Cracking of pentenes to C2–C4 light olefins over zeolites and zeotypes: Role of topology and acid site strength and concentration Original Research Article

The cracking of 2-methyl-2-butene was carried out as a model reaction of C4+ olefins cracking by using of various zeolite and zeotype catalysts to obtain light olefins, such as ethylene and propylene. Only ZSM-5 and ZSM-11 zeolites with 10-MRP with intersecting channels and acid sites concentration ranging between 0.03 and 0.1 mmol/g exhibit high and stable selectivity to C2–C4 olefins at high conversion level. Active and selective catalysts were prepared by three different methods: direct synthesis of H-ZSM-5 with high Si/Al ratio, steaming of H-ZSM-5 and “partial” ammonium ion exchange of Na-ZSM-5. Neither H-(Al)ZSM-5 with high concentration of acid sites nor H-(Fe)ZSM-5 are suitable catalysts as they catalyze hydrogen-transfer reactions yielding paraffins and aromatics, showing the importance of low concentration and high strength of acid sites for cracking activity-selectivity. High yield of butenes in the reaction products indicates that pentenes cracking in 10-MRP proceeds via formation of voluminous carbenium ion intermediates demanding sufficient space inside of zeolites channel.
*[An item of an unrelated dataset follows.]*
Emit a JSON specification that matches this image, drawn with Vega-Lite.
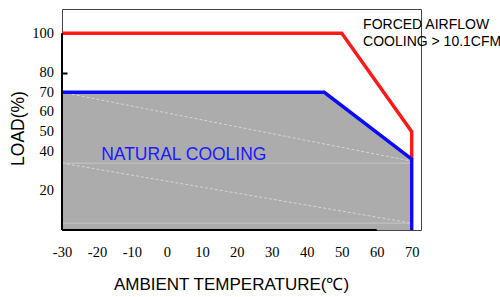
{
  "$schema": "https://vega.github.io/schema/vega-lite/v6.json",
  "width": 359,
  "height": 221,
  "autosize": "none",
  "padding": {"left": 62, "top": 9, "right": 79, "bottom": 67},
  "background": "white",
  "config": {
    "view": {"stroke": "#444444", "strokeWidth": 1},
    "font": "Liberation Sans"
  },
  "datasets": {
    "fill": [
      {"x": -30, "y": 70},
      {"x": 45, "y": 70},
      {"x": 70, "y": 36}
    ],
    "dashed": [
      {"s": "a", "x": -30, "y": 70},
      {"s": "a", "x": 70, "y": 35},
      {"s": "b", "x": -30, "y": 34},
      {"s": "b", "x": 70, "y": 3.5}
    ],
    "solid": [
      {"s": "a", "x": -30, "y": 34},
      {"s": "a", "x": 70, "y": 34},
      {"s": "b", "x": -30, "y": 3.5},
      {"s": "b", "x": 70, "y": 3.5}
    ],
    "curves": [
      {"s": "forced", "o": 1, "x": -30, "y": 100},
      {"s": "forced", "o": 2, "x": 50, "y": 100},
      {"s": "forced", "o": 3, "x": 70, "y": 50},
      {"s": "forced", "o": 4, "x": 70, "y": 36},
      {"s": "natural", "o": 1, "x": -30, "y": 70},
      {"s": "natural", "o": 2, "x": 45, "y": 70},
      {"s": "natural", "o": 3, "x": 70, "y": 36},
      {"s": "natural", "o": 4, "x": 70, "y": 0}
    ],
    "axisLeft": [{"x": -30, "y": 0, "y2": 100}],
    "axisBottom": [{"x": -30, "x2": 60, "y": 0}],
    "labels": [
      {"x": -18.8, "y": 38.1, "t": "NATURAL COOLING", "k": "natural"},
      {"x": 56.1, "y": 104.2, "t": "FORCED AIRFLOW", "k": "forced"},
      {"x": 56.1, "y": 95.6, "t": "COOLING > 10.1CFM", "k": "forced"}
    ]
  },
  "encoding": {
    "x": {
      "field": "x",
      "type": "quantitative",
      "scale": {"domain": [-30, 72.66], "nice": false, "zero": false},
      "axis": {
        "values": [-30, -20, -10, 0, 10, 20, 30, 40, 45, 50, 60, 70],
        "labelExpr": "datum.value == 45 ? '' : '' + datum.value",
        "domain": false,
        "grid": false,
        "tickSize": -5,
        "tickColor": "#222222",
        "tickWidth": 1,
        "labelFont": "'Liberation Serif', 'Times New Roman', Times, serif",
        "labelFontSize": 14.5,
        "labelFontWeight": "normal",
        "labelColor": "#000000",
        "labelPadding": 20,
        "labelFlush": false,
        "labelOverlap": false,
        "title": "AMBIENT TEMPERATURE(℃)",
        "titleFont": "Liberation Sans",
        "titleFontSize": 17,
        "titleFontWeight": "normal",
        "titleColor": "#000000",
        "titleX": 169,
        "titleY": 54,
        "titleBaseline": "middle"
      }
    },
    "y": {
      "field": "y",
      "type": "quantitative",
      "scale": {"domain": [0, 112.35], "nice": false, "zero": false},
      "axis": {
        "values": [20, 36, 40, 50, 60, 70, 80, 100],
        "labelExpr": "datum.value == 36 ? '' : '' + datum.value",
        "domain": false,
        "grid": false,
        "tickSize": -5,
        "tickColor": "#000000",
        "tickWidth": 2,
        "labelFont": "'Liberation Serif', 'Times New Roman', Times, serif",
        "labelFontSize": 14.5,
        "labelFontWeight": "normal",
        "labelColor": "#000000",
        "labelPadding": 13.5,
        "labelFlush": false,
        "labelOverlap": false,
        "title": "LOAD(%)",
        "titleFont": "Liberation Sans",
        "titleFontSize": 17.5,
        "titleFontWeight": "normal",
        "titleColor": "#000000",
        "titleX": -44,
        "titleY": 119,
        "titleBaseline": "middle",
        "titleAngle": -90
      }
    }
  },
  "layer": [
    {
      "data": {"name": "fill"},
      "mark": {"type": "area", "color": "#acacac", "opacity": 1}
    },
    {
      "data": {"name": "dashed"},
      "mark": {"type": "line", "color": "#d4d4d4", "strokeWidth": 1, "strokeDash": [3, 2]},
      "encoding": {"detail": {"field": "s"}}
    },
    {
      "data": {"name": "solid"},
      "mark": {"type": "line", "color": "#c6c6c6", "strokeWidth": 1},
      "encoding": {"detail": {"field": "s"}}
    },
    {
      "data": {"name": "curves"},
      "mark": {"type": "line", "strokeWidth": 3.4, "strokeJoin": "miter"},
      "encoding": {
        "color": {
          "field": "s",
          "type": "nominal",
          "scale": {"domain": ["forced", "natural"], "range": ["#ff1a1a", "#0a0aff"]},
          "legend": null
        },
        "order": {"field": "o", "type": "quantitative"}
      }
    },
    {
      "data": {"name": "axisLeft"},
      "mark": {"type": "rule", "color": "#000000", "strokeWidth": 2},
      "encoding": {"y2": {"field": "y2"}}
    },
    {
      "data": {"name": "axisBottom"},
      "mark": {"type": "rule", "color": "#000000", "strokeWidth": 2},
      "encoding": {"x2": {"field": "x2"}}
    },
    {
      "data": {"name": "labels"},
      "mark": {"type": "text", "align": "left", "baseline": "middle", "font": "Liberation Sans"},
      "encoding": {
        "text": {"field": "t"},
        "color": {
          "field": "k",
          "type": "nominal",
          "scale": {"domain": ["forced", "natural"], "range": ["#000000", "#1a1aff"]},
          "legend": null
        },
        "size": {
          "field": "k",
          "type": "nominal",
          "scale": {"domain": ["forced", "natural"], "range": [14, 17.5]},
          "legend": null
        }
      }
    }
  ],
  "resolve": {"scale": {"color": "independent"}}
}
Therefore, the presence of intersection of 10-MRP is very important. While in ZSM-5 and ZSM-11 zeolites the low amount of active sites mainly situated in the pores intersection is sufficient to achieve high activity-selectivity in the case of mono-dimensional 12-MRP zeolites such as mordenite and ZSM-12 and also with 10-MRP ferrierite much higher total acid concentration is necessary, as vast of the acid sites, situated out of the main channel do not take part in the reaction. AlPO-11 materials with narrow mono-dimensional channel exhibit low conversion with majority of β-scission cracking mechanism independently on the acid sites concentration.